Идеи Уиклифа были очень популярны во всех слоях английского общества вплоть до начала 1380-х гг. Затем сильную тень на его репутацию бросило произошедшее в 1381 г. народное восстание под руководством Уота Тайлера. Известно, что религиозные проповедники из числа «бедных священников» сыграли в нем не последнюю роль. Один из главных вожаков восстания Джон Болл во время следствия заявил, что в течение двух лет был учеником Уиклифа и «от него научился ересям, которым учил других». После этого английская знать несколько охладела к учению Уиклифа (многие положения которого действительно могли быть истолкованы в радикальном духе). В мае 1382 г. новый архиепископ Кентерберийский Куртенэ, занявший место убитого во время восстания Сэдбери, созвал в Лондон для суда над Уиклифом видных английских прелатов. Они занялись рассмотрением сочинений Уиклифа и единодушно осудили десять положений его учения как еретические, а еще четырнадцать — как ошибочные. Сам Уиклиф, впрочем, на этом судилище не присутствовал, и даже имя его не было названо. Старика оставили в покое, но зато начали преследовать его учеников. Все они были отстранены от занимаемых в университете должностей и, чтобы вернуть их, должны были публично отречься от ереси.

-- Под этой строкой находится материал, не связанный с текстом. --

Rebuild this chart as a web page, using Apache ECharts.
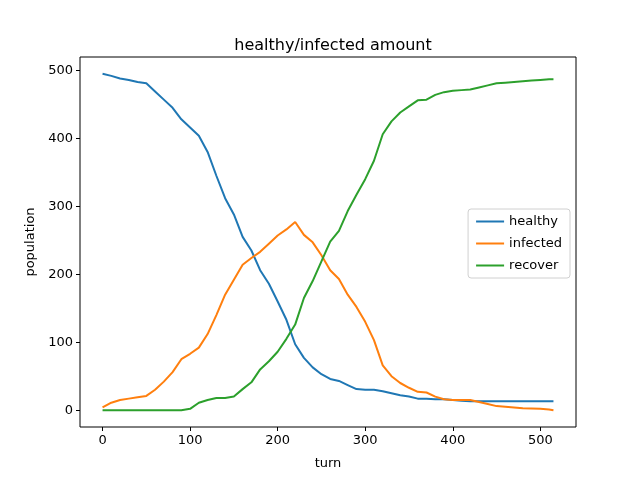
<!DOCTYPE html>
<html>
<head>
<meta charset="utf-8">
<script src="https://cdn.jsdelivr.net/npm/echarts@6/dist/echarts.min.js"></script>
<style>
  html, body { margin: 0; padding: 0; background: #fff; }
  #chart { width: 640px; height: 480px; }
</style>
</head>
<body>
<div id="chart"></div>
<script>
// turns sampled every 10, last one at 515
var turns = [0, 10, 20, 30, 40, 50, 60, 70, 80, 90,
  100, 110, 120, 130, 140, 150, 160, 170, 180, 190,
  200, 210, 220, 230, 240, 250, 260, 270, 280, 290,
  300, 310, 320, 330, 340, 350, 360, 370, 380, 390,
  400, 410, 420, 430, 440, 450, 460, 470, 480, 490,
  500, 510, 515]

var healthy = [495, 492, 488, 486, 483, 481, 469, 457, 445, 428,
  416, 404, 380, 345, 312, 288, 255, 235, 206, 186,
  160, 133, 97, 77, 63, 53, 46, 43, 37, 31,
  30, 30, 28, 25, 22, 20, 17, 17, 16, 16,
  15, 14, 13, 13, 13, 13, 13, 13, 13, 13,
  13, 13, 13]

var infected = [4, 11, 15, 17, 19, 21, 30, 42, 56, 75,
  83, 92, 112, 140, 170, 192, 214, 224, 233, 245,
  257, 266, 277, 258, 247, 228, 206, 193, 170, 152,
  130, 103, 66, 50, 40, 33, 27, 26, 20, 16,
  15, 15, 15, 12, 9, 6, 5, 4, 3, 2.5,
  2, 1, 0]

var recover = [0, 0, 0, 0, 0, 0, 0, 0, 0, 0,
  2, 11, 15, 18, 18, 20, 31, 41, 60, 72,
  86, 105, 126, 165, 190, 219, 248, 264, 293, 317,
  340, 367, 406, 425, 438, 447, 456, 457, 464, 468,
  470, 471, 472, 475, 478, 481, 482, 483, 484, 485,
  486, 487, 487]

var xTicks = [0, 100, 200, 300, 400, 500]
var yTicks = [0, 100, 200, 300, 400, 500]

var names = ["healthy", "infected", "recover"]
var colors = ["#1f77b4", "#ff7f0e", "#2ca02c"]

function pairs(values) {
  return turns.map(function (t, i) { return [t, values[i]] })
}

var chart = echarts.init(document.getElementById("chart"), null, { renderer: "canvas" })

var font = "DejaVu Sans"

var option = {
  animation: false,
  backgroundColor: "#fff",
  title: {
    text: "healthy/infected amount",
    left: 328,
    top: 33,
    textAlign: "center",
    textStyle: { fontFamily: font, fontSize: 16, fontWeight: "normal", color: "#000" }
  },
  legend: {
    data: names,
    orient: "vertical",
    right: 70,
    top: 209,
    icon: "rect",
    itemWidth: 28,
    itemHeight: 2,
    itemGap: 9,
    padding: [6, 8, 6, 8],
    borderColor: "#d0d0d0",
    borderWidth: 1,
    borderRadius: 3,
    textStyle: { fontFamily: font, fontSize: 13, color: "#000" }
  },
  grid: {
    left: 80,
    right: 64,
    top: 57,
    bottom: 53,
    show: true,
    borderColor: "#000",
    borderWidth: 1
  },
  xAxis: {
    type: "value",
    min: -25.75,
    max: 540.75,
    name: "turn",
    nameLocation: "middle",
    nameGap: 30,
    nameTextStyle: { fontFamily: font, fontSize: 13, color: "#000" },
    axisLine: { show: false, onZero: false },
    splitLine: { show: false },
    axisTick: { show: true, inside: false, length: 4, lineStyle: { color: "#000" }, customValues: xTicks },
    axisLabel: { fontFamily: font, fontSize: 13, color: "#000", margin: 7, customValues: xTicks }
  },
  yAxis: {
    type: "value",
    min: -24.75,
    max: 519.75,
    name: "population",
    nameLocation: "middle",
    nameGap: 42,
    nameTextStyle: { fontFamily: font, fontSize: 13, color: "#000" },
    axisLine: { show: false, onZero: false },
    splitLine: { show: false },
    axisTick: { show: true, inside: false, length: 4, lineStyle: { color: "#000" }, customValues: yTicks },
    axisLabel: { fontFamily: font, fontSize: 13, color: "#000", margin: 7, customValues: yTicks }
  },
  series: [healthy, infected, recover].map(function (vals, i) {
    return {
      name: names[i],
      type: "line",
      data: pairs(vals),
      showSymbol: false,
      symbol: "none",
      color: colors[i],
      lineStyle: { width: 2, color: colors[i] }
    }
  })
}

chart.setOption(option)
</script>
</body>
</html>
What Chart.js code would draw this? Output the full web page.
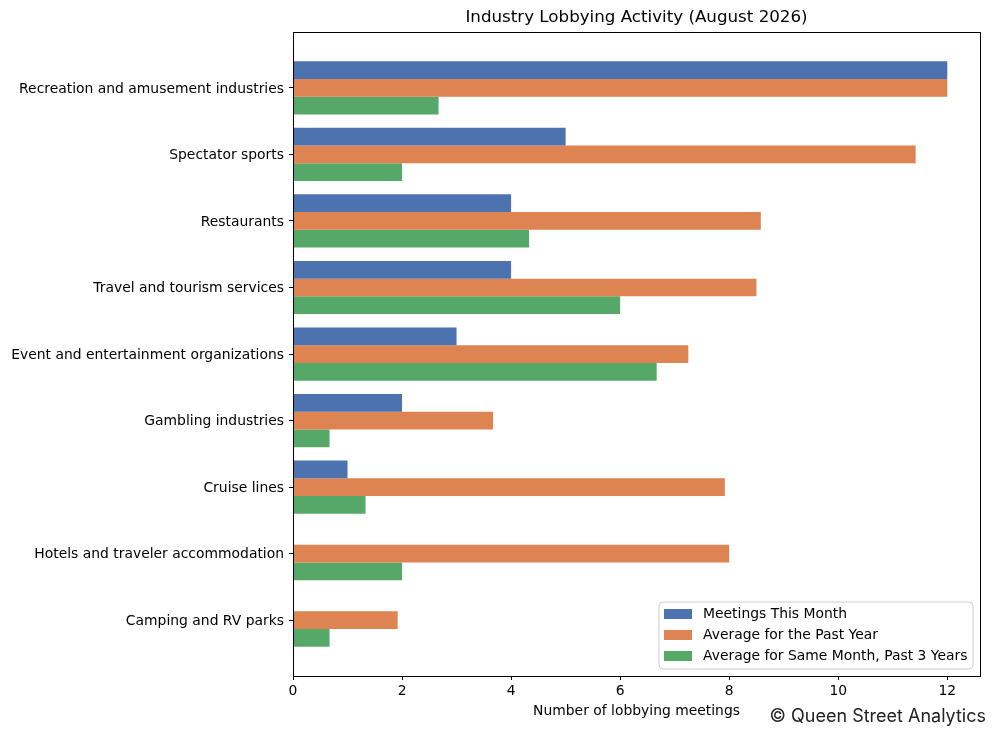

Папа несколько раз пытался вызвать Уиклифа на суд в Рим, но тот отказывался, ссылаясь на свои недуги. Действительно, в 1382 и 1383 гг. он был частично парализован и последние годы провел прикованным к постели. Но даже в таком состоянии он продолжал неустанно работать — жажда деятельности не покидала его до самой смерти. Писать он не уже мог, и под его диктовку писали ученики. 28 декабря 1384 г. во время мессы у Джона Уиклифа случился новый удар, и три дня спустя он скончался. Констанский собор 1415 г. (осудивший на сожжение Яна Гуса) объявил учение Уиклифа еретическим. Все его труды подлежали сожжению. Спустя двенадцать лет враги добрались и до его останков — в 1427 г. тело Уиклифа выбросили из могилы, а память его предали проклятию.